Creative Hall of Fame
After breaking into the advertising agency business in 1961 at Wade Advertising (Chicago), Tom Burrell quickly worked his way from the mailroom into the position of Junior Copywriter. From there, Tom went on to Leo Burnett (Chicago), Foote, Cone & Belding (London), and Needham, Harper & Steers (Chicago) before launching what is now Burrell Communications in 1971.
With the mantra “Black people are not dark skinned white people”, Tom and his team persuaded leading advertisers like McDonalds and Coca-Cola to use the medium of television and culturally relevant messaging to effectively reach the black consumer. By understanding and highlighting the positive aspects of black American culture, Burrell changed the face of American Advertising. A collection of Burrell’s Advertisements for Coca-Cola is archived at the Library of Congress for its cultural and historical significance. Today, Burrell remains a leading marketing communications firm, noted for its expertise in reaching African- American and urban youth markets.
Over the years, Tom has garnered numerous awards, honors and accolades, including the coveted Albert Lasker Award for Lifetime Achievement in Advertising, DuSable Museum of African American History’s HistoryMaker Award, and the University of Missouri Honor Medal for Distinguished Service in Journalism.
Advertising Age named Tom one of “50 Who Made A Difference” in its special issue, “50 Years of TV Advertising.” In “The Advertising Century,” issue, the publication designated Tom among the “Top 100 Advertising People” who have shaped the course of advertising history.
Legally blind, Tom was presented with the Chicago Lighthouse for the Blind’s Lifetime Achievement Award. In 2005, Tom was inducted into the American Advertising Federation’s Advertising Hall of Fame and more recently the New York Festival’s Hall of Fame.

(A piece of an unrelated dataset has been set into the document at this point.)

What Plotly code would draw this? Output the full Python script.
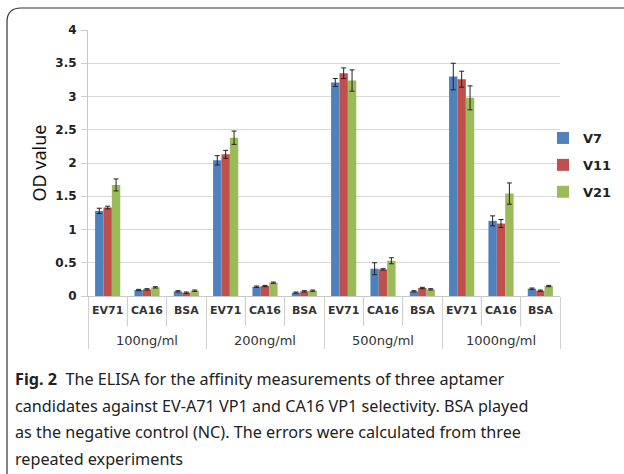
import plotly.graph_objects as go

groups = ["100ng/ml", "200ng/ml", "500ng/ml", "1000ng/ml"]
samples = ["EV71", "CA16", "BSA"]
series = ["V7", "V11", "V21"]
colors = ["#4F81BD", "#C0504D", "#9BBB59"]

v7 = [1.28, 0.09, 0.07, 2.04, 0.14, 0.05, 3.21, 0.41, 0.07, 3.30, 1.13, 0.11]
v11 = [1.33, 0.10, 0.05, 2.13, 0.15, 0.07, 3.35, 0.40, 0.12, 3.26, 1.09, 0.08]
v21 = [1.67, 0.13, 0.08, 2.38, 0.20, 0.08, 3.24, 0.53, 0.10, 2.98, 1.54, 0.15]
e7 = [0.04, 0.01, 0.01, 0.07, 0.01, 0.01, 0.06, 0.09, 0.01, 0.20, 0.075, 0.01]
e11 = [0.02, 0.01, 0.01, 0.06, 0.01, 0.01, 0.08, 0.01, 0.01, 0.12, 0.06, 0.01]
e21 = [0.09, 0.01, 0.01, 0.10, 0.01, 0.01, 0.16, 0.045, 0.01, 0.18, 0.16, 0.01]

yticks = [0, 0.5, 1, 1.5, 2, 2.5, 3, 3.5, 4]
ytick_text = ["0", "0.5", "1", "1.5", "2", "2.5", "3", "3.5", "4"]

caption = [
    "<b>Fig. 2</b>  The ELISA for the affinity measurements of three aptamer",
    "candidates against EV-A71 VP1 and CA16 VP1 selectivity. BSA played",
    "as the negative control (NC). The errors were calculated from three",
    "repeated experiments",
]

xg = [f"<span style='font-size:13px'>{g}</span>" for g in groups for _ in samples]
xs = [f"<span style='font-size:11px'><b>{s}</b></span><br>&nbsp;<br>&nbsp;"
      for _ in groups for s in samples]

fig = go.Figure()
for name, vals, errs, col in zip(series, [v7, v11, v21], [e7, e11, e21], colors):
    fig.add_trace(go.Bar(
        x=[xg, xs], y=vals, name=f"<b>{name}</b>", legendgroup=name,
        marker=dict(color=col, line=dict(width=0)),
        error_y=dict(type="data", array=errs, visible=True, color="#222222",
                     thickness=1, width=2.5),
    ))

# Plot area geometry in pixels
L, R, T, B = 88, 560, 30, 296
W, H = R - L, B - T

def px(x):
    return (x - L) / W

def py(y):
    return (B - y) / H

fig.update_layout(
    width=624, height=474,
    margin=dict(l=L, r=624 - R, t=T, b=474 - B, autoexpand=False),
    paper_bgcolor="white", plot_bgcolor="white",
    barmode="group", bargap=0.36, bargroupgap=0,
    font=dict(family="Noto Sans", color="#222222"),
    showlegend=True,
    legend=dict(x=px(543), y=py(123), xanchor="left", yanchor="top",
                font=dict(size=13, family="DejaVu Sans", color="#222222"),
                tracegroupgap=7, itemwidth=30, bgcolor="rgba(0,0,0,0)"),
    xaxis=dict(
        type="multicategory", showgrid=False, zeroline=False,
        showline=True, linecolor="#c8c8c8", linewidth=1,
        ticks="outside", tickson="boundaries", ticklen=29, tickcolor="#d0d0d0",
        showdividers=True, dividercolor="#d0d0d0", dividerwidth=1,
        tickangle=0, automargin=False, ticklabelstandoff=6,
        tickfont=dict(size=9, family="DejaVu Sans", color="#333333"),
    ),
    yaxis=dict(
        range=[0, 4], tickvals=yticks, ticktext=[f"<b>{t}</b>" for t in ytick_text],
        showgrid=True, gridcolor="#d9d9d9", gridwidth=1,
        showline=True, linecolor="#c8c8c8", linewidth=1,
        zeroline=False, ticks="outside", ticklen=6, tickcolor="#d0d0d0",
        ticklabelstandoff=2,
        tickfont=dict(size=12, family="DejaVu Sans", color="#222222"),
        title=dict(text="OD value", font=dict(size=18, family="Noto Sans", color="#111111"),
                   standoff=4),
    ),
)

# Inner category separators below the axis (between samples within a group)
n = len(groups) * len(samples)
for k in range(1, n):
    if k % len(samples) == 0:
        continue
    xk = k / n
    fig.add_shape(type="line", xref="paper", yref="paper", x0=xk, x1=xk,
                  y0=0, y1=py(325), line=dict(color="#d0d0d0", width=1))

# Rounded border frame
r = 14
path = (f"M {px(7)},{py(480)} L {px(7)},{py(8 + r)} Q {px(7)},{py(8)} {px(7 + r)},{py(8)} "
        f"L {px(640)},{py(8)}")
fig.add_shape(type="path", path=path, xref="paper", yref="paper",
              line=dict(color="#333333", width=1.2))

for i, line in enumerate(caption):
    fig.add_annotation(text=line, x=px(13), y=py(379 + 26.5 * i), xref="paper", yref="paper",
                       xanchor="left", yanchor="middle", showarrow=False,
                       font=dict(size=16.2, family="Noto Sans", color="#222222"))

fig.write_html("out.html", config={"displayModeBar": False},
               post_script="document.body.style.margin='0';")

After “re-wiring” in 2004, Tom became an author and lecturer focusing on media, pop culture, social sciences and American history. His impactful first book, BRAINWASHED: Challenging the Myth of Black Inferiority, continues to spark lively and international conversation on the powerful role media messaging plays in effecting race-related attitudes and behavior. BRAINWASHED received many notable reviews including being named one of the “65 Greatest Books About Race” in Ebony Magazine’s 65th anniversary issue.
Tom graduated in 1962 from Roosevelt University; which later awarded him an Honorary Doctorate Degree of Humane Letters. He is the proud father of three children. He and his wife, Madeleine Moore-Burrell, live in Chicago.